Does Lookit collect IP addresses?


How is re-identification prevented?

There are several measures in place to discourage re-identification, including:

  • Researchers using the Lookit platform do not receive direct access to participant email addresses. They can contact participants using the Lookit interface based on the participant’s random ID, but see an email address only if a participant contacts them.
  • Although each child and each family registered on Lookit is associated with a global unique random identifier, they are also associated with a different random identifier specific to each study, and the latter is the primary ID used by researchers. Per the Terms of Use, researchers may not publish the global identifiers, as these could link data across studies in ways that could lead to unanticipated re-identification potential.
  • Default data downloads minimize the amount of personally identifiable information included: e.g., researchers have to specifically request columns for the child name, birthdate, parent name, etc. By default, neither the child’s birthdate nor exact age at time of participation (which could be combined with timestamps to produce a birthdate) are included, and a rounded age is provided for ease of responsibly publishing raw data.
  • Per the Terms of Use, no participant demographic information may be published in such a way that individual responses can be linked to participant video.
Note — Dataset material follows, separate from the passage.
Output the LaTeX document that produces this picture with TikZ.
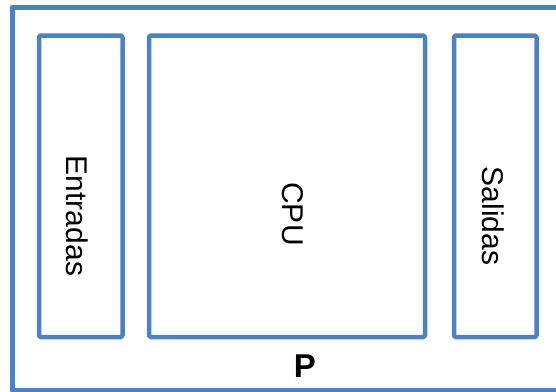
\documentclass[tikz,border=0pt]{standalone}
\usepackage{fontspec}
\setmainfont{Liberation Sans}
\definecolor{boxblue}{RGB}{79,129,189}
\tikzset{
  blockbox/.style={draw=boxblue, line width=4.5pt, line join=round, rounded corners=1.5pt, inner sep=0pt, outer sep=0pt},
  vlabel/.style={rotate=-90, font=\fontsize{30}{36}\selectfont, inner sep=0pt},
  plabel/.style={font=\fontsize{33}{38}\selectfont\bfseries, inner sep=0pt}
}
\begin{document}
\begin{tikzpicture}[x=1pt,y=-1pt]
\useasboundingbox (0,0) rectangle (556,391);
\clip (0,0) rectangle (556,391);
\fill[white] (0,0) rectangle (556,391);
\node[blockbox, rounded corners=0pt, line width=5pt, minimum width=620pt, minimum height=383pt, anchor=north west] (outer) at (12,7.5) {};
\node[blockbox, minimum width=83.5pt, minimum height=301.5pt, anchor=north west] (entradas) at (39,35.5) {};
\node[blockbox, minimum width=276pt, minimum height=301.5pt, anchor=north west] (cpu) at (149,35.5) {};
\node[blockbox, minimum width=82.5pt, minimum height=301.5pt, anchor=north west] (salidas) at (454,35.5) {};
\node[vlabel] (tentradas) at (77,216) {Entradas};
\node[vlabel] (tcpu) at (293,214) {CPU};
\node[vlabel] (tsalidas) at (493,216) {Salidas};
\node[plabel] (tp) at (305,366) {P};
\end{tikzpicture}
\end{document}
However, we cannot fully prevent re-identification using solely technical means, as some of the data collected on Lookit is by nature potentially identifying (e.g., video of faces). All researchers using the platform must have IRB approval for data collection, which includes assurances that they will not attempt to re-identify participants. The Terms of Use also require approval for any integration of outside information about participants (e.g., if participants are recruited from a specific registry that already has data about the families).